Friday, December 14, 2007

Air India hearings conclude with racism claims

Ottawa: The federal government is challenging a study, commissioned by families of the Air India bombing victims that suggests systemic racism may have played a role in the way officials dealt with the tragedy.
The report, written by sociologist Sherene Razack, was tabled Thursday just as 15 months of hearings before a public inquiry were about to conclude.
Razack pointed no fingers at individual police officers, intelligence operatives or federal bureaucrats and didn't accuse anyone of intentional and overt racism.
But she maintained there is a "powerful impression'' that racial stereotyping -- even if it was unconscious -- was a factor in both the pre-bombing assessment of terrorist threats and the post-bombing investigation of the attack that took 329 lives.
Barney Brucker, the chief lawyer for the government at the inquiry, raised questions about the reliability of the study as soon as it was presented.
"We have been operating under very relaxed rules of evidence (but) I do have some concerns with respect to this report,'' he told commissioner John Major.
"It is argumentative in the extreme.

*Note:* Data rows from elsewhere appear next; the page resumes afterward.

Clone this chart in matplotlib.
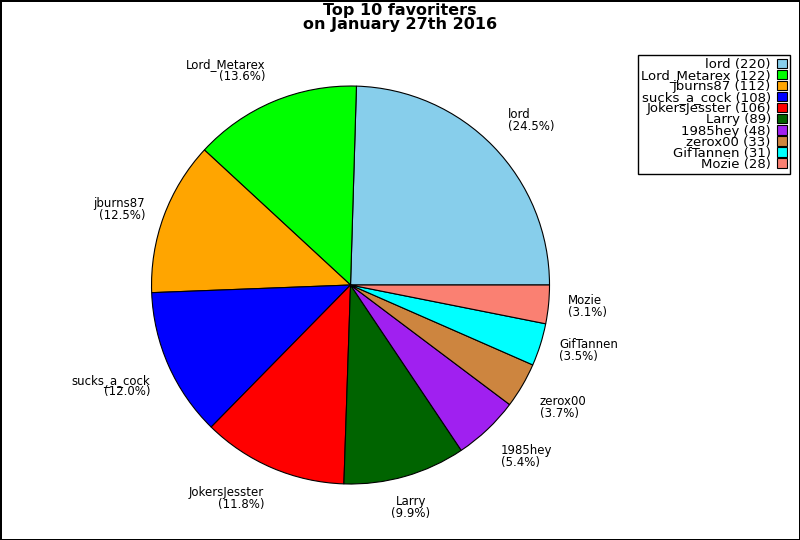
import matplotlib
matplotlib.use("Agg")
import matplotlib.pyplot as plt
import numpy as np

names = ["lord", "Lord_Metarex", "jburns87", "sucks_a_cock", "JokersJesster",
         "Larry", "1985hey", "zerox00", "GifTannen", "Mozie"]
counts = [220, 122, 112, 108, 106, 89, 48, 33, 31, 28]
colors = ["#87ceeb", "#00ff00", "#ffa500", "#0000ff", "#ff0000",
          "#006400", "#a020f0", "#cd853f", "#00ffff", "#fa8072"]

total = sum(counts)
labels = ["%s\n(%.1f%%)" % (n, 100.0 * c / total) for n, c in zip(names, counts)]
legend_labels = ["%s (%d)" % (n, c) for n, c in zip(names, counts)]

fig = plt.figure(figsize=(8, 5.4), dpi=100, facecolor="white",
                 edgecolor="black", linewidth=1)
ax = fig.add_axes([0.1894, 0.1037, 0.4975, 0.737])

wedges, texts = ax.pie(counts, labels=labels, colors=colors, startangle=0,
                       counterclock=True, labeldistance=1.1,
                       wedgeprops=dict(edgecolor="black", linewidth=0.8),
                       textprops=dict(fontsize=8.5, linespacing=0.88))
ax.set_xlim(-1, 1)
ax.set_ylim(-1, 1)
ax.set_aspect("equal")

# align labels depending on where they sit around the pie
for w, t in zip(wedges, texts):
    mid = np.deg2rad((w.theta1 + w.theta2) / 2.0)
    c, s = np.cos(mid), np.sin(mid)
    if c > 0.3:
        t.set_ha("left")
    elif c < -0.3:
        t.set_ha("right")
    else:
        t.set_ha("center")
    if s > 0.375:
        t.set_va("bottom")
    elif s < -0.375:
        t.set_va("top")
    else:
        t.set_va("center")

fig.suptitle("Top 10 favoriters\non January 27th 2016", fontsize=11.5,
             fontweight="bold", y=0.995, linespacing=0.95)

leg = fig.legend(wedges, legend_labels, loc="upper right",
                 bbox_to_anchor=(0.9875, 0.898), fontsize=9.5,
                 markerfirst=False, fancybox=False, framealpha=1,
                 edgecolor="black", labelspacing=-0.15, handlelength=0.7,
                 handleheight=0.7, handletextpad=0.5, borderpad=0.25,
                 borderaxespad=0)
leg.get_frame().set_linewidth(1)
for t in leg.get_texts():
    t.set_ha("right")

fig.savefig("out.png", dpi=100, facecolor="white", edgecolor="black")
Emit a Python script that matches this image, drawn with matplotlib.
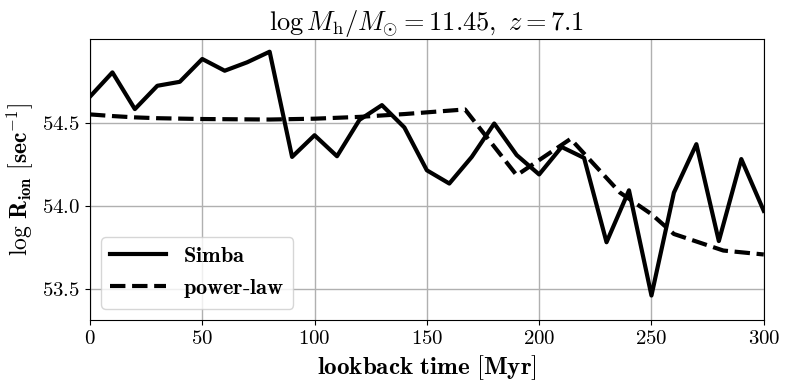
import matplotlib
matplotlib.use("Agg")
import matplotlib.pyplot as plt
from matplotlib.ticker import FuncFormatter

plt.rcParams['mathtext.fontset'] = 'cm'
plt.rcParams['font.family'] = 'serif'
plt.rcParams['font.serif'] = ['cmr10', 'DejaVu Serif']
plt.rcParams['axes.formatter.use_mathtext'] = True

t_simba = [0, 10, 20, 30, 40, 50, 60, 70, 80, 90, 100, 110, 120, 130, 140, 150,
           160, 170, 180, 190, 200, 210, 220, 230, 240, 250, 260, 270, 280, 290, 300]
r_simba = [54.66, 54.807, 54.585, 54.726, 54.75, 54.888, 54.817, 54.868, 54.932,
           54.296, 54.427, 54.30, 54.52, 54.609, 54.474, 54.215,
           54.135, 54.296, 54.498, 54.307, 54.19, 54.356, 54.29, 53.78, 54.094,
           53.458, 54.08, 54.373, 53.787, 54.283, 53.97]

t_pl = [0, 10, 20, 30, 50, 80, 100, 120, 140, 167, 190, 214, 236, 250, 260, 282, 300]
r_pl = [54.553, 54.543, 54.535, 54.53, 54.525, 54.522, 54.527, 54.538, 54.555,
        54.583, 54.185, 54.405, 54.08, 53.95, 53.83, 53.73, 53.706]

fig = plt.figure(figsize=(7.89, 3.9), dpi=100)
ax = fig.add_axes([0.114, 0.1795, 0.854, 0.721])

ax.plot(t_simba, r_simba, color='black', lw=3, label=r'$\mathbf{Simba}$')
ax.plot(t_pl, r_pl, color='black', lw=3, ls='--', label=r'$\mathbf{power}$-$\mathbf{law}$')

ax.set_xlim(0, 300)
ax.set_ylim(53.31, 55.01)
ax.set_xticks([0, 50, 100, 150, 200, 250, 300])
ax.set_yticks([53.5, 54.0, 54.5])
ax.xaxis.set_major_formatter(FuncFormatter(lambda v, p: r'$%d$' % v))
ax.yaxis.set_major_formatter(FuncFormatter(lambda v, p: r'$%.1f$' % v))
ax.tick_params(labelsize=15)
ax.grid(True, color='#b0b0b0', lw=1)
ax.set_axisbelow(True)

ax.set_title(r'$\log M_{\rm h}/M_{\odot} = 11.45,\ z = 7.1$', fontsize=19)
ax.set_xlabel(r'$\mathbf{lookback\ time\ [Myr]}$', fontsize=18)
ax.set_ylabel(r'$\log\,\mathbf{R_{ion}}\ [\mathbf{sec^{-1}}]$', fontsize=17)

ax.legend(loc='lower left', fontsize=16, handlelength=2.5, framealpha=0.8)

fig.savefig('out.png', dpi=100)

There's a complete lack of evidence for some of these assertions.''
Many of the victims' families have contended for years that the former Conservative government of Brian Mulroney viewed the 1985 downing of Air India Flight 182 as a feud among South Asians that didn't affect the rest of Canadian society.
Major, a former Supreme Court judge, has alluded to that perception several times during his hearings and raised the point again in an interim report issued this week.
"The question that lingers among the families and other Canadians,'' he wrote, "is if Air India Flight 182 had been an Air Canada flight with all fair-skinned Canadians, would the government response have been different?
"There is no way to answer that. As a country we would hope not.''
Raj Anand, the lawyer who tabled the study Thursday on behalf of the victims' families, said outside the hearing room it's a question that deserves further exploration.
Part of Major's mandate, he noted, is to investigate any deficiencies among Canadian officials in their response to the bombing.
That should include a look at whether "Canadian institutions were operating under blinders as a result of systemic discrimination,'' said Anand, a former head of the Ontario Human Rights Commission.